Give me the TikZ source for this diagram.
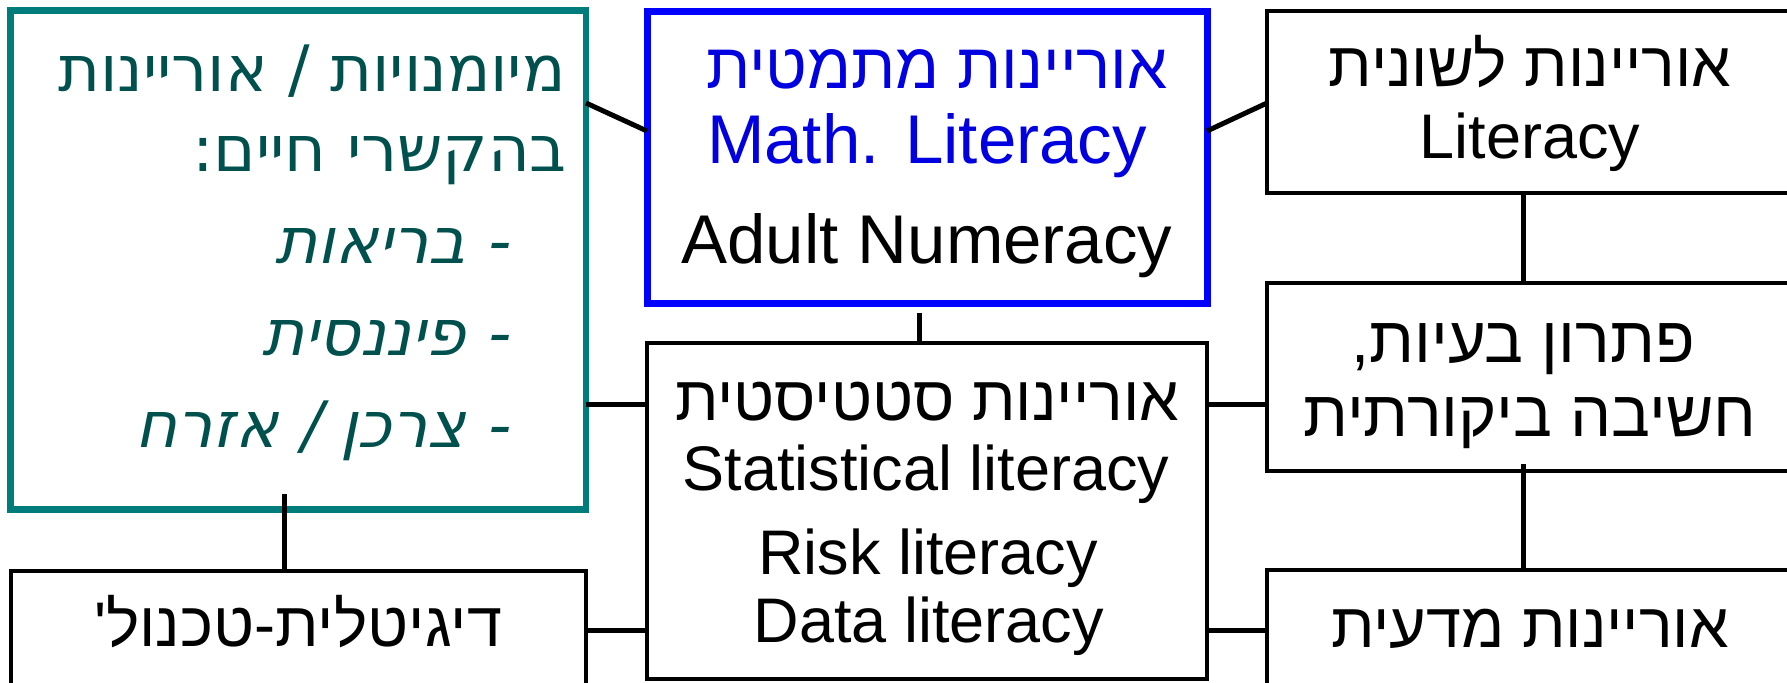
\documentclass[tikz,border=0pt]{standalone}
\usepackage{fontspec}
\setmainfont{Liberation Sans}
\newfontfamily\heb[Script=Hebrew,Ligatures=TeXOff]{Liberation Sans}
\newfontfamily\tealheb[Script=Hebrew]{DejaVu Sans}
\newfontfamily\tealit[Script=Hebrew,FakeSlant=0.2]{DejaVu Sans}
\TeXXeTstate=1
\definecolor{tealB}{RGB}{0,125,122}
\definecolor{tealT}{RGB}{0,80,78}
\definecolor{blueB}{RGB}{0,0,255}
\definecolor{blueT}{RGB}{0,0,225}
\begin{document}
\begin{tikzpicture}[x=0.5pt,y=-0.5pt,
  box/.style={draw=black,line width=2pt,inner sep=0pt,outer sep=0pt,rectangle},
  tealbox/.style={box,draw=tealB,line width=3.25pt},
  bluebox/.style={box,draw=blueB,line width=3.5pt},
  conn/.style={line width=2.5pt,black},
  txt/.style={inner sep=0pt,outer sep=0pt,anchor=base},
  bigf/.style={font=\fontsize{34.5pt}{40pt}\selectfont},
  bighebf/.style={font=\fontsize{32pt}{38pt}\selectfont\heb},
  midf/.style={font=\fontsize{31.5pt}{36pt}\selectfont},
  probf/.style={font=\fontsize{32.5pt}{38pt}\selectfont\heb},
  tealf/.style={font=\fontsize{32pt}{38pt}\selectfont\tealheb,text=tealT},
  tealif/.style={font=\fontsize{32pt}{38pt}\selectfont\tealit,text=tealT}]
\useasboundingbox (0,0) rectangle (1787,682);
\clip (0,0) rectangle (1787,682);
\fill[white] (0,0) rectangle (1787,682);
% boxes
\node[tealbox,minimum width=287.75pt,minimum height=249.5pt] (teal) at (298.25,260) {};
\node[bluebox,minimum width=280pt,minimum height=146pt] (blue) at (927,157) {};
\node[box,minimum width=263pt,minimum height=90.75pt] (lit) at (1530,101.75) {};
\node[box,minimum width=263pt,minimum height=94pt] (prob) at (1530,377) {};
\node[box,minimum width=263pt,minimum height=95pt] (sci) at (1530,665) {};
\node[box,minimum width=280pt,minimum height=167.75pt] (stat) at (927,510.75) {};
\node[box,minimum width=287.75pt,minimum height=95pt] (dig) at (298.25,666) {};
% teal box texts
\node[txt,tealf,anchor=base east] (t1) at (566,91.5) {\beginR מיומנויות / אוריינות\endR};
\node[txt,tealf,anchor=base east] (t2) at (567,171.5) {\beginR בהקשרי חיים:\endR};
\node[txt,tealif,anchor=base east] (t3) at (509,263) {\beginR - בריאות\endR};
\node[txt,tealif,anchor=base east] (t4) at (509,355) {\beginR - פיננסית\endR};
\node[txt,tealif,anchor=base east] (t5) at (509,447) {\beginR - צרכן / אזרח\endR};
% blue box texts
\node[txt,bighebf,text=blueT] (b1) at (937,88) {\beginR אוריינות מתמטית\endR};
\node[txt,bigf,text=blueT] (b2) at (927,163) {Math. Literacy};
\node[txt,bigf] (b3) at (927,263) {Adult Numeracy};
% literacy
\node[txt,midf] (l1) at (1530,86) {\heb\beginR אוריינות לשונית\endR};
\node[txt,midf] (l2) at (1530,158.5) {Literacy};
% problem solving
\node[txt,probf] (p1) at (1523,362) {\beginR פתרון בעיות,\endR};
\node[txt,probf] (p2) at (1530,436) {\beginR חשיבה ביקורתית\endR};
% statistics
\node[txt,midf] (s1) at (927,420) {\heb\beginR אוריינות סטטיסטית\endR};
\node[txt,midf] (s2) at (926,490) {Statistical literacy};
\node[txt,midf] (s3) at (928,574) {Risk literacy};
\node[txt,midf] (s4) at (929,642) {Data literacy};
% science
\node[txt,midf] (c1) at (1530,647) {\heb\beginR אוריינות מדעית\endR};
% digital
\node[txt,midf] (d1) at (298,646) {\heb\beginR דיגיטלית-טכנול'\endR};
% connectors
\coordinate (bstub) at (919,313);
\coordinate (pstub) at (1523.5,464);
\coordinate (tstub) at (284,494);
\draw[conn] (teal.east |- 0,103) -- (blue.west |- 0,131);
\draw[conn] (blue.east |- 0,131) -- (lit.west |- 0,103);
\draw[conn] (bstub) -- (stat.north -| bstub);
\draw[conn] (teal.east |- 0,404.5) -- (stat.west |- 0,404.5);
\draw[conn] (stat.east |- 0,404.5) -- (prob.west |- 0,404.5);
\draw[conn] (stat.west |- 0,630.5) -- (dig.east |- 0,630.5);
\draw[conn] (stat.east |- 0,630.5) -- (sci.west |- 0,630.5);
\draw[conn] (lit.south -| pstub) -- (prob.north -| pstub);
\draw[conn] (pstub) -- (sci.north -| pstub);
\draw[conn] (tstub) -- (dig.north -| tstub);
\end{tikzpicture}
\end{document}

> **Task requirements**: Repeat the data exactly, excluding the pictures.

> **Solution for this exercise**:
Give me the TikZ source for this diagram.
\documentclass[tikz,border=0pt]{standalone}
\usepackage{fontspec}
\setmainfont{Liberation Sans}
\newfontfamily\heb[Script=Hebrew,Ligatures=TeXOff]{Liberation Sans}
\newfontfamily\tealheb[Script=Hebrew]{DejaVu Sans}
\newfontfamily\tealit[Script=Hebrew,FakeSlant=0.2]{DejaVu Sans}
\TeXXeTstate=1
\definecolor{tealB}{RGB}{0,125,122}
\definecolor{tealT}{RGB}{0,80,78}
\definecolor{blueB}{RGB}{0,0,255}
\definecolor{blueT}{RGB}{0,0,225}
\begin{document}
\begin{tikzpicture}[x=0.5pt,y=-0.5pt,
  box/.style={draw=black,line width=2pt,inner sep=0pt,outer sep=0pt,rectangle},
  tealbox/.style={box,draw=tealB,line width=3.25pt},
  bluebox/.style={box,draw=blueB,line width=3.5pt},
  conn/.style={line width=2.5pt,black},
  txt/.style={inner sep=0pt,outer sep=0pt,anchor=base},
  bigf/.style={font=\fontsize{34.5pt}{40pt}\selectfont},
  bighebf/.style={font=\fontsize{32pt}{38pt}\selectfont\heb},
  midf/.style={font=\fontsize{31.5pt}{36pt}\selectfont},
  probf/.style={font=\fontsize{32.5pt}{38pt}\selectfont\heb},
  tealf/.style={font=\fontsize{32pt}{38pt}\selectfont\tealheb,text=tealT},
  tealif/.style={font=\fontsize{32pt}{38pt}\selectfont\tealit,text=tealT}]
\useasboundingbox (0,0) rectangle (1787,682);
\clip (0,0) rectangle (1787,682);
\fill[white] (0,0) rectangle (1787,682);
% boxes
\node[tealbox,minimum width=287.75pt,minimum height=249.5pt] (teal) at (298.25,260) {};
\node[bluebox,minimum width=280pt,minimum height=146pt] (blue) at (927,157) {};
\node[box,minimum width=263pt,minimum height=90.75pt] (lit) at (1530,101.75) {};
\node[box,minimum width=263pt,minimum height=94pt] (prob) at (1530,377) {};
\node[box,minimum width=263pt,minimum height=95pt] (sci) at (1530,665) {};
\node[box,minimum width=280pt,minimum height=167.75pt] (stat) at (927,510.75) {};
\node[box,minimum width=287.75pt,minimum height=95pt] (dig) at (298.25,666) {};
% teal box texts
\node[txt,tealf,anchor=base east] (t1) at (566,91.5) {\beginR מיומנויות / אוריינות\endR};
\node[txt,tealf,anchor=base east] (t2) at (567,171.5) {\beginR בהקשרי חיים:\endR};
\node[txt,tealif,anchor=base east] (t3) at (509,263) {\beginR - בריאות\endR};
\node[txt,tealif,anchor=base east] (t4) at (509,355) {\beginR - פיננסית\endR};
\node[txt,tealif,anchor=base east] (t5) at (509,447) {\beginR - צרכן / אזרח\endR};
% blue box texts
\node[txt,bighebf,text=blueT] (b1) at (937,88) {\beginR אוריינות מתמטית\endR};
\node[txt,bigf,text=blueT] (b2) at (927,163) {Math. Literacy};
\node[txt,bigf] (b3) at (927,263) {Adult Numeracy};
% literacy
\node[txt,midf] (l1) at (1530,86) {\heb\beginR אוריינות לשונית\endR};
\node[txt,midf] (l2) at (1530,158.5) {Literacy};
% problem solving
\node[txt,probf] (p1) at (1523,362) {\beginR פתרון בעיות,\endR};
\node[txt,probf] (p2) at (1530,436) {\beginR חשיבה ביקורתית\endR};
% statistics
\node[txt,midf] (s1) at (927,420) {\heb\beginR אוריינות סטטיסטית\endR};
\node[txt,midf] (s2) at (926,490) {Statistical literacy};
\node[txt,midf] (s3) at (928,574) {Risk literacy};
\node[txt,midf] (s4) at (929,642) {Data literacy};
% science
\node[txt,midf] (c1) at (1530,647) {\heb\beginR אוריינות מדעית\endR};
% digital
\node[txt,midf] (d1) at (298,646) {\heb\beginR דיגיטלית-טכנול'\endR};
% connectors
\coordinate (bstub) at (919,313);
\coordinate (pstub) at (1523.5,464);
\coordinate (tstub) at (284,494);
\draw[conn] (teal.east |- 0,103) -- (blue.west |- 0,131);
\draw[conn] (blue.east |- 0,131) -- (lit.west |- 0,103);
\draw[conn] (bstub) -- (stat.north -| bstub);
\draw[conn] (teal.east |- 0,404.5) -- (stat.west |- 0,404.5);
\draw[conn] (stat.east |- 0,404.5) -- (prob.west |- 0,404.5);
\draw[conn] (stat.west |- 0,630.5) -- (dig.east |- 0,630.5);
\draw[conn] (stat.east |- 0,630.5) -- (sci.west |- 0,630.5);
\draw[conn] (lit.south -| pstub) -- (prob.north -| pstub);
\draw[conn] (pstub) -- (sci.north -| pstub);
\draw[conn] (tstub) -- (dig.north -| tstub);
\end{tikzpicture}
\end{document}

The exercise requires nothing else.